EXERCISE BRIEF: The material below has pictures in it. Set down only the lines from the line containing "Generate a Python" through the line containing "random_values += [v, 0.0]", word for word, and leave the pictures behind.

GIVEN DATA:
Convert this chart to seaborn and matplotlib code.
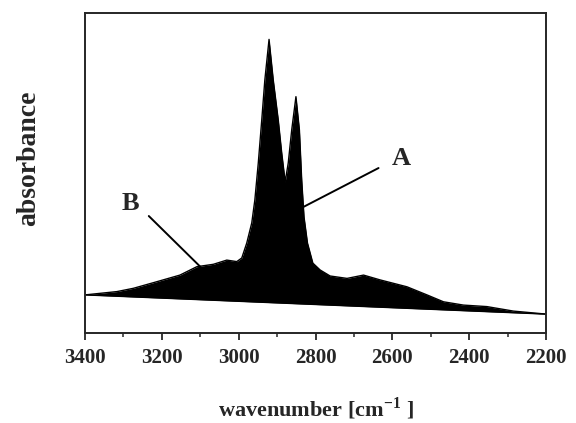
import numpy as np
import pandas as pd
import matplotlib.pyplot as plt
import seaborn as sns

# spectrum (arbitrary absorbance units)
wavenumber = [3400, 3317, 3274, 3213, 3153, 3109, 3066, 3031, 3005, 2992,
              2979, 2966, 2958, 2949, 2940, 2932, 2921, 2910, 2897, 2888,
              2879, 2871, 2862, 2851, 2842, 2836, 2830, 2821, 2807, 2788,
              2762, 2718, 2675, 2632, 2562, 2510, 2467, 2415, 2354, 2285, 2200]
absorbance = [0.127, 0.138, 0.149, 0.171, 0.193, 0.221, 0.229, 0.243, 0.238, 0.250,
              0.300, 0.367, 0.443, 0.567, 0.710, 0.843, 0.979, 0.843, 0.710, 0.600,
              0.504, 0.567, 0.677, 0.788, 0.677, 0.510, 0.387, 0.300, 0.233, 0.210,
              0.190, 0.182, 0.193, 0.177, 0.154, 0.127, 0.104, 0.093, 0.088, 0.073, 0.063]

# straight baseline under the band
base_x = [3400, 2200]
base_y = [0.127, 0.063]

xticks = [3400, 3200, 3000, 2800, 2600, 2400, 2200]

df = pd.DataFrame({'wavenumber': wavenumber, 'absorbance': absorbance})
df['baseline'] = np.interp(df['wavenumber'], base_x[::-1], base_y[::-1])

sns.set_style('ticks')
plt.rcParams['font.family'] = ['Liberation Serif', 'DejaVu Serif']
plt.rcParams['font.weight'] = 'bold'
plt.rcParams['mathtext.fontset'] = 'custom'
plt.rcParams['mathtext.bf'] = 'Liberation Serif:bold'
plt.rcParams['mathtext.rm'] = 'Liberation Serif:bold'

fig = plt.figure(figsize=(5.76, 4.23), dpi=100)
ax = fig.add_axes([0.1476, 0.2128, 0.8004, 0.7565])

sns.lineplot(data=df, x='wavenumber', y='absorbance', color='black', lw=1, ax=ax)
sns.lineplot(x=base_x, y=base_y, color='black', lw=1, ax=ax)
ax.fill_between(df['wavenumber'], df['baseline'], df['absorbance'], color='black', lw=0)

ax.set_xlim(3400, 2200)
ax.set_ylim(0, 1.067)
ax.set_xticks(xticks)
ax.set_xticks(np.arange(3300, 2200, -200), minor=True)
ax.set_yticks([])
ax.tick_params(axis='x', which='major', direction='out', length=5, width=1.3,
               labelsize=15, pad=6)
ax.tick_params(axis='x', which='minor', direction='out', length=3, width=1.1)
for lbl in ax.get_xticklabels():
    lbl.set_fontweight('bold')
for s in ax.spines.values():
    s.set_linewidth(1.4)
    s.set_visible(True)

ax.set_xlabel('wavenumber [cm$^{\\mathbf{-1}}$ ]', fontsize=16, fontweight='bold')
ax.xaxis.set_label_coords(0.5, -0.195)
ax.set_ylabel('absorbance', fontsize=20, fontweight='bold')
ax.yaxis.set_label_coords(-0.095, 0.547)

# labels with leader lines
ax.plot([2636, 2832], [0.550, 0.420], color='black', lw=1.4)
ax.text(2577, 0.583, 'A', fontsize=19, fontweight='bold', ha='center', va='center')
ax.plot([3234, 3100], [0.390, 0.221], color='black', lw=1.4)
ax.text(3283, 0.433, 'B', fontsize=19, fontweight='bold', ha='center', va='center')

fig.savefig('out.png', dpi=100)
--
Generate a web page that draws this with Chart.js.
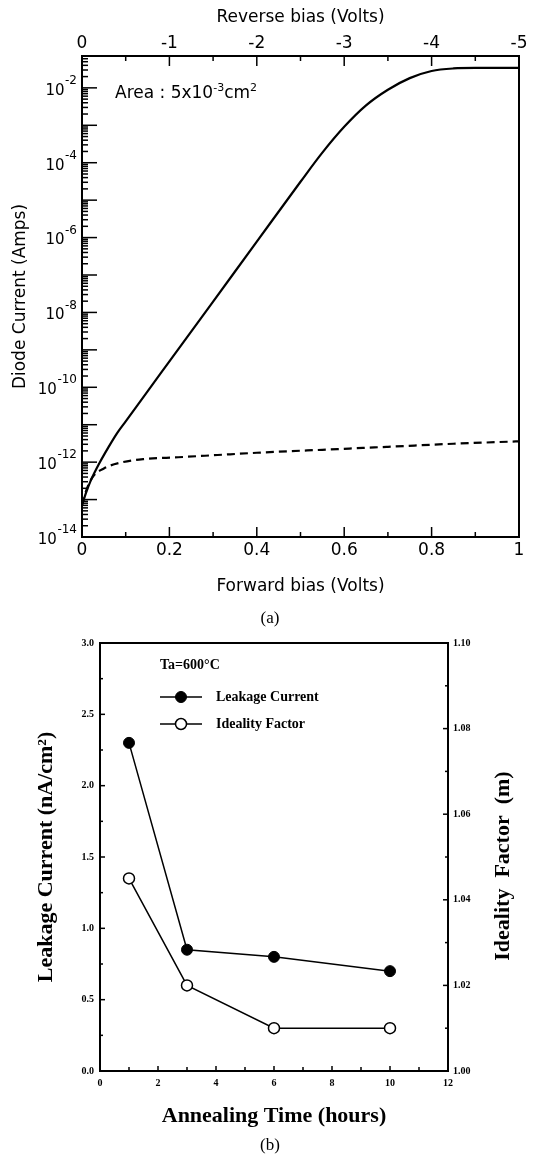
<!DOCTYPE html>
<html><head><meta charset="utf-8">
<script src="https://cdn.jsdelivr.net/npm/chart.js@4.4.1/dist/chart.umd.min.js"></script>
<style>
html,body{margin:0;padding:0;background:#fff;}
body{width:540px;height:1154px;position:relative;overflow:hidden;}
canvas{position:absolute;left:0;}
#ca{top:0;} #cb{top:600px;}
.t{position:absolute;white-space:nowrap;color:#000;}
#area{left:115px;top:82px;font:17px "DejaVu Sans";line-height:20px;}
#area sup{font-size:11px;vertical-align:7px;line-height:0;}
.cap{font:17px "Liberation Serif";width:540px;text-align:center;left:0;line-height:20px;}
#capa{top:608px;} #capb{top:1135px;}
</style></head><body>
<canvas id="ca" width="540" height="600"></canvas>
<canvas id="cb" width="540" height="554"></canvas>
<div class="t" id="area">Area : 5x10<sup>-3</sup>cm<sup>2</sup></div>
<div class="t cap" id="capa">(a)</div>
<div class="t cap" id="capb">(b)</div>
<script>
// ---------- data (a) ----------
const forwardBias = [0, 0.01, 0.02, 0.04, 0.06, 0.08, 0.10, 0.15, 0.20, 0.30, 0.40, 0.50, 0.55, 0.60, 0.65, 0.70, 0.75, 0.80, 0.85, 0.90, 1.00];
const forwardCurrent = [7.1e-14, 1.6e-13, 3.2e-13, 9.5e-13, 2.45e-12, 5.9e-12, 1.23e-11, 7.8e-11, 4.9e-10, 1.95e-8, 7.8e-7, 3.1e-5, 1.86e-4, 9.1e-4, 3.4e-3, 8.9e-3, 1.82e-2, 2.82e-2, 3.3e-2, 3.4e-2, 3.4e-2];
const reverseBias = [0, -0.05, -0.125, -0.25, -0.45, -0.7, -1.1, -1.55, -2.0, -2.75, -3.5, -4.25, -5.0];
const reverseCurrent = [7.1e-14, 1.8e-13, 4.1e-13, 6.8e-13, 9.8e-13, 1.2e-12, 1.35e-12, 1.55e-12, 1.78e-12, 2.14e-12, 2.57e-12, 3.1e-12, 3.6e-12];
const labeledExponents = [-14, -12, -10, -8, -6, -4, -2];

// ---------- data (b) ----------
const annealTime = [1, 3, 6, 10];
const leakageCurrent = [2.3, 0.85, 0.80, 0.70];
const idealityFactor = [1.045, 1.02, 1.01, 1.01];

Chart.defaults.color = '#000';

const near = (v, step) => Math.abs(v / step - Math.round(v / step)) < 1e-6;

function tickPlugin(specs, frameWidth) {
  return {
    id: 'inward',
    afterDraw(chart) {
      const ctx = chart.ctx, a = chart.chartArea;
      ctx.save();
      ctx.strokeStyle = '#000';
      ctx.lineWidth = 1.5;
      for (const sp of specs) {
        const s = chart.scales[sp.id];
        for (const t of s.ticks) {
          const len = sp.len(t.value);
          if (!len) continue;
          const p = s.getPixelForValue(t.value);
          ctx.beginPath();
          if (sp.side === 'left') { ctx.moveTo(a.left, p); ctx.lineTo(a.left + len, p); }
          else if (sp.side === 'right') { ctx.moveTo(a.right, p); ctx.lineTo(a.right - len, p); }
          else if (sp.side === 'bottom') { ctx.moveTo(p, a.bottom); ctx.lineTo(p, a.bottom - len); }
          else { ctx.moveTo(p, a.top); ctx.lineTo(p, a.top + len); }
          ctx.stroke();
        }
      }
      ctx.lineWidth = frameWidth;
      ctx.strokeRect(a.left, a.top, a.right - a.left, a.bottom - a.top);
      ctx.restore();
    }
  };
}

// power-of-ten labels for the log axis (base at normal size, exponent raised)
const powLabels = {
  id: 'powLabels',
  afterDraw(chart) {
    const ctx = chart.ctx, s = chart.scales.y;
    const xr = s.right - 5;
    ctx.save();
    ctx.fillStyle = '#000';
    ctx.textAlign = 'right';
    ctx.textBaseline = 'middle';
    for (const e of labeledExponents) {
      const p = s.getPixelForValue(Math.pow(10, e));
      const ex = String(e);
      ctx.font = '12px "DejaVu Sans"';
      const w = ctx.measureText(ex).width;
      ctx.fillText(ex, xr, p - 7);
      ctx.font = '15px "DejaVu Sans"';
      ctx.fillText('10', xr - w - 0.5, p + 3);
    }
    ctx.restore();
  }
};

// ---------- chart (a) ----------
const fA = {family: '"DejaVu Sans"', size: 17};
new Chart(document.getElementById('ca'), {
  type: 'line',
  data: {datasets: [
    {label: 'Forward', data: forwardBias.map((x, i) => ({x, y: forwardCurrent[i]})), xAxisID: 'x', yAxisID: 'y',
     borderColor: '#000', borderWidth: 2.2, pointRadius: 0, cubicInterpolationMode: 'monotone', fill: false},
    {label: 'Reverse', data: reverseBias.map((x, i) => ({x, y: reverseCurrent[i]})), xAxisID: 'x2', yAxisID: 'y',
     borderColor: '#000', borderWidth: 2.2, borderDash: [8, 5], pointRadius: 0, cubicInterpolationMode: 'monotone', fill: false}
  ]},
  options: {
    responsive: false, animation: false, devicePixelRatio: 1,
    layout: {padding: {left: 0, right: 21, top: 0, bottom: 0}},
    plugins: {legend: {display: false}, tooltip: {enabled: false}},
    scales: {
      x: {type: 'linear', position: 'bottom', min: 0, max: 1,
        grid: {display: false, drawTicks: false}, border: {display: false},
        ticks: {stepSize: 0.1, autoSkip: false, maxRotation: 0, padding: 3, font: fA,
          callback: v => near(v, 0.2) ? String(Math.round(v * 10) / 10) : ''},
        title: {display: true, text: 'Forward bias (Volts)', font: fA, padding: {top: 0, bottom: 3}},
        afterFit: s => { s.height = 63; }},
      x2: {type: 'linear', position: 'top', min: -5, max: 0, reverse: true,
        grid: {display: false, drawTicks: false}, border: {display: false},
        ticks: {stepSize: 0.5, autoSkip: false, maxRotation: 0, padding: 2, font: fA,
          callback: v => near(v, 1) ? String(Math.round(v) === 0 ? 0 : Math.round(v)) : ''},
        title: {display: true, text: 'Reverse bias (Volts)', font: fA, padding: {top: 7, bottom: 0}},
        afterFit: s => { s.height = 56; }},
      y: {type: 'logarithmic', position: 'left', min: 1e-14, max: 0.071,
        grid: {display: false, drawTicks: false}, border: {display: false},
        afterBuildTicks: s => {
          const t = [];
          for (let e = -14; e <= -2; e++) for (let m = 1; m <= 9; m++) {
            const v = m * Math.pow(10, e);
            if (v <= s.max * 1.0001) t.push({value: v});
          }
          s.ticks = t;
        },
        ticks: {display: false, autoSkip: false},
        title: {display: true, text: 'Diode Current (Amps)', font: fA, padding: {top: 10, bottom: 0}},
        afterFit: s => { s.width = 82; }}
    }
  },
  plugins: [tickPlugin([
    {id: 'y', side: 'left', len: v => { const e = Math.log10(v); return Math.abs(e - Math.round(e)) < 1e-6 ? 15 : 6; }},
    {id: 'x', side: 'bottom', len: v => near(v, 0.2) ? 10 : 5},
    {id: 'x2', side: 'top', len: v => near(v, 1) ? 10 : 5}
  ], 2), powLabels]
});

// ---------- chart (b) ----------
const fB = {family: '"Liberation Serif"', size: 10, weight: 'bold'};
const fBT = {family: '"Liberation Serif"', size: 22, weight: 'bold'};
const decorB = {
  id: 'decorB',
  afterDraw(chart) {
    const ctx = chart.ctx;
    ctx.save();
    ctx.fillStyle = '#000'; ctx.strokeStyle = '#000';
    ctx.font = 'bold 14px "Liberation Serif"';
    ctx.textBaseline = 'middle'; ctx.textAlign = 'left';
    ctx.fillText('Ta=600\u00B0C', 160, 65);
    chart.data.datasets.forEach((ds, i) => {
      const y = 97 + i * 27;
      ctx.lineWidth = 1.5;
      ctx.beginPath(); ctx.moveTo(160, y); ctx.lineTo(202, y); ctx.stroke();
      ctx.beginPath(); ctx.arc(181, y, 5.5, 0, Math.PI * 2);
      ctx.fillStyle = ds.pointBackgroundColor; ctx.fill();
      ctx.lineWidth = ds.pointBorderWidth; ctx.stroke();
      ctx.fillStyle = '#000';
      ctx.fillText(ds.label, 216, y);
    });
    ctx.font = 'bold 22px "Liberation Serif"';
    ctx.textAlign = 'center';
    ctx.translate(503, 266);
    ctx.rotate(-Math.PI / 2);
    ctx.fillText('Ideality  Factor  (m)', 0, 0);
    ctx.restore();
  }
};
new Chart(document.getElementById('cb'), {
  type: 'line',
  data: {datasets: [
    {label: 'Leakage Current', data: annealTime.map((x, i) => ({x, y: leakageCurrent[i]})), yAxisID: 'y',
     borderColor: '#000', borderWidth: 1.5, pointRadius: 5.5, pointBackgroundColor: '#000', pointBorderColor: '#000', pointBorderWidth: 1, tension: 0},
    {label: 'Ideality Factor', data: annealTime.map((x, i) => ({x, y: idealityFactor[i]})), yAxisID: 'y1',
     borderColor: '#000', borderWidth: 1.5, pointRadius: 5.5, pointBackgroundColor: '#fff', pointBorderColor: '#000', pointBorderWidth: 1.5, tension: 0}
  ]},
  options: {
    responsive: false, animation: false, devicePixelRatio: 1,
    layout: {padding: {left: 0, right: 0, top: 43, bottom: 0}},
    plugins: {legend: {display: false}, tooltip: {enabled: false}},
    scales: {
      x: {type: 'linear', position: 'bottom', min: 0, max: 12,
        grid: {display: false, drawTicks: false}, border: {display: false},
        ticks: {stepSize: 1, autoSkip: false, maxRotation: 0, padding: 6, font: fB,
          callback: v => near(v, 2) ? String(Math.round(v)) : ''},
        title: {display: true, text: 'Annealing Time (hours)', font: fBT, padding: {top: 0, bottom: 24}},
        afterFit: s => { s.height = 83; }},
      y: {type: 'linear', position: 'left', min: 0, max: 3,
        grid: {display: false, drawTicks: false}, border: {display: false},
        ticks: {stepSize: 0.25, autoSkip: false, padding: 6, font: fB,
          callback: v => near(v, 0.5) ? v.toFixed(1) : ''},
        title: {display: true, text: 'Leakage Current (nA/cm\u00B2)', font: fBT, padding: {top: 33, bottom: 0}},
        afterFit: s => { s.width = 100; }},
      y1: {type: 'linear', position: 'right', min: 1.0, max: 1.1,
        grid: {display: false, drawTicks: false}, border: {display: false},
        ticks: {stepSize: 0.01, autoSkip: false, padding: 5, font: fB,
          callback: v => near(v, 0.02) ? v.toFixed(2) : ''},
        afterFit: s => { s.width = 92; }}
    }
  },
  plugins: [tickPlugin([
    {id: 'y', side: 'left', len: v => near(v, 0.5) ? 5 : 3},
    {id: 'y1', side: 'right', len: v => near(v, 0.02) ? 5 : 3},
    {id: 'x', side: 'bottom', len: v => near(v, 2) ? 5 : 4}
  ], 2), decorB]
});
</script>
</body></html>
==
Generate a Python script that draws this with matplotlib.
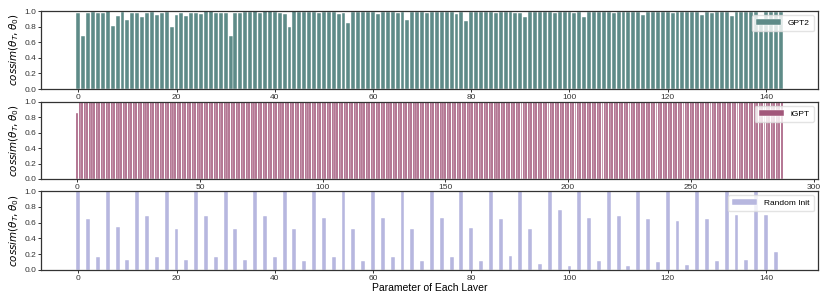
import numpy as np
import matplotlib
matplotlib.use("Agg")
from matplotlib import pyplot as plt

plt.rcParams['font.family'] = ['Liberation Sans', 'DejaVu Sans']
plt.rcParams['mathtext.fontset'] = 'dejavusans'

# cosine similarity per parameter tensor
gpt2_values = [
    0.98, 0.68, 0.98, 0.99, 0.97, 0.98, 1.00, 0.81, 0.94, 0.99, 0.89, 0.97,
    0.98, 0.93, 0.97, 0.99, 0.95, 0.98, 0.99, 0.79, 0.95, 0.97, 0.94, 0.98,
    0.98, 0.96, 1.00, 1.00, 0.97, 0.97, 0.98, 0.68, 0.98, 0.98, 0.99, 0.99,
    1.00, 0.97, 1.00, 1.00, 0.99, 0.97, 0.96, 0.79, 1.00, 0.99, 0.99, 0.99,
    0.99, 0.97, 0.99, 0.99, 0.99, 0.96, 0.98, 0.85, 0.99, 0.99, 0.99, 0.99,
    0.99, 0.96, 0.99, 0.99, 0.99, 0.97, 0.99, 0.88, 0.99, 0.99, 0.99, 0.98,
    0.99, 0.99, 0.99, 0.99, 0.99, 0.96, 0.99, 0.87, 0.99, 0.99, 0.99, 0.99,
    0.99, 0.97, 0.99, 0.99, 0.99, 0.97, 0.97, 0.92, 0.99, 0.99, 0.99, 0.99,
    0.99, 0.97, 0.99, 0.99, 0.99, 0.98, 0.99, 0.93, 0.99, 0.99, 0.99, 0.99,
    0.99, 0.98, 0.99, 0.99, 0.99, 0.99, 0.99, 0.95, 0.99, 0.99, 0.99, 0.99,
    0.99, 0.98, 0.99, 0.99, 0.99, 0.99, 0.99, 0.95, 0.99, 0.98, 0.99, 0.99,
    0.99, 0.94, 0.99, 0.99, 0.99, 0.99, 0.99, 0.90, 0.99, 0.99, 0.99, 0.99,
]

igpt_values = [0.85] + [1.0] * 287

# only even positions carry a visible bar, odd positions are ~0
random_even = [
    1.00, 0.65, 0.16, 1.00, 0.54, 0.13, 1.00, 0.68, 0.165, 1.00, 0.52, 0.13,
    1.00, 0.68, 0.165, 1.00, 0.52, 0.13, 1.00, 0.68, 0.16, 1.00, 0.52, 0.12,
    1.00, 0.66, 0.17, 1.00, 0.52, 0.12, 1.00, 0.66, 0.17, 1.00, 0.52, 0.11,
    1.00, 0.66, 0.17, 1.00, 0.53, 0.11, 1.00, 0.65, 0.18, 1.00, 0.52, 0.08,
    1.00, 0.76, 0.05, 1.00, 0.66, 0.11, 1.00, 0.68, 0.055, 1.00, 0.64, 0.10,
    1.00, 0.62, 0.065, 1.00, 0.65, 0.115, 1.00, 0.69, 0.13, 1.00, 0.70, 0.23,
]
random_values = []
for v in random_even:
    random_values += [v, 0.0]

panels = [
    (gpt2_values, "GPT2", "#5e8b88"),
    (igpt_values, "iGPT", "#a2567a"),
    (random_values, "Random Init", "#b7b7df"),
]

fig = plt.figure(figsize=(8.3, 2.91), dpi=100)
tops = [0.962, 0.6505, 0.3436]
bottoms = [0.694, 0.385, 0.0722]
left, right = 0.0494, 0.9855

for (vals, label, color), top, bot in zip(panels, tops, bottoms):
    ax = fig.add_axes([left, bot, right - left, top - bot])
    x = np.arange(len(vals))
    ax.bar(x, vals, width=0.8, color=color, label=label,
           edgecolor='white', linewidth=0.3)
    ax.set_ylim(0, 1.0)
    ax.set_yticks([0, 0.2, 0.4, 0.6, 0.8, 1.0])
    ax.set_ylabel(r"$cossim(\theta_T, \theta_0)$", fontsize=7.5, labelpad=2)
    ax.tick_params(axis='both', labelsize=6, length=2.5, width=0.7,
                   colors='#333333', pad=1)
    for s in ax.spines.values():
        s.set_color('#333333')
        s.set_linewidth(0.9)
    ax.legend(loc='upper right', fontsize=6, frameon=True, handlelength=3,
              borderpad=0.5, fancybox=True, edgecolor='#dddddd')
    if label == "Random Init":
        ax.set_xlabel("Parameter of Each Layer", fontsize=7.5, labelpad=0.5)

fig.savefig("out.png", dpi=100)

SOLUTION TO THE PROBLEM:
Generate a Python script that draws this with matplotlib.
import numpy as np
import matplotlib
matplotlib.use("Agg")
from matplotlib import pyplot as plt

plt.rcParams['font.family'] = ['Liberation Sans', 'DejaVu Sans']
plt.rcParams['mathtext.fontset'] = 'dejavusans'

# cosine similarity per parameter tensor
gpt2_values = [
    0.98, 0.68, 0.98, 0.99, 0.97, 0.98, 1.00, 0.81, 0.94, 0.99, 0.89, 0.97,
    0.98, 0.93, 0.97, 0.99, 0.95, 0.98, 0.99, 0.79, 0.95, 0.97, 0.94, 0.98,
    0.98, 0.96, 1.00, 1.00, 0.97, 0.97, 0.98, 0.68, 0.98, 0.98, 0.99, 0.99,
    1.00, 0.97, 1.00, 1.00, 0.99, 0.97, 0.96, 0.79, 1.00, 0.99, 0.99, 0.99,
    0.99, 0.97, 0.99, 0.99, 0.99, 0.96, 0.98, 0.85, 0.99, 0.99, 0.99, 0.99,
    0.99, 0.96, 0.99, 0.99, 0.99, 0.97, 0.99, 0.88, 0.99, 0.99, 0.99, 0.98,
    0.99, 0.99, 0.99, 0.99, 0.99, 0.96, 0.99, 0.87, 0.99, 0.99, 0.99, 0.99,
    0.99, 0.97, 0.99, 0.99, 0.99, 0.97, 0.97, 0.92, 0.99, 0.99, 0.99, 0.99,
    0.99, 0.97, 0.99, 0.99, 0.99, 0.98, 0.99, 0.93, 0.99, 0.99, 0.99, 0.99,
    0.99, 0.98, 0.99, 0.99, 0.99, 0.99, 0.99, 0.95, 0.99, 0.99, 0.99, 0.99,
    0.99, 0.98, 0.99, 0.99, 0.99, 0.99, 0.99, 0.95, 0.99, 0.98, 0.99, 0.99,
    0.99, 0.94, 0.99, 0.99, 0.99, 0.99, 0.99, 0.90, 0.99, 0.99, 0.99, 0.99,
]

igpt_values = [0.85] + [1.0] * 287

# only even positions carry a visible bar, odd positions are ~0
random_even = [
    1.00, 0.65, 0.16, 1.00, 0.54, 0.13, 1.00, 0.68, 0.165, 1.00, 0.52, 0.13,
    1.00, 0.68, 0.165, 1.00, 0.52, 0.13, 1.00, 0.68, 0.16, 1.00, 0.52, 0.12,
    1.00, 0.66, 0.17, 1.00, 0.52, 0.12, 1.00, 0.66, 0.17, 1.00, 0.52, 0.11,
    1.00, 0.66, 0.17, 1.00, 0.53, 0.11, 1.00, 0.65, 0.18, 1.00, 0.52, 0.08,
    1.00, 0.76, 0.05, 1.00, 0.66, 0.11, 1.00, 0.68, 0.055, 1.00, 0.64, 0.10,
    1.00, 0.62, 0.065, 1.00, 0.65, 0.115, 1.00, 0.69, 0.13, 1.00, 0.70, 0.23,
]
random_values = []
for v in random_even:
    random_values += [v, 0.0]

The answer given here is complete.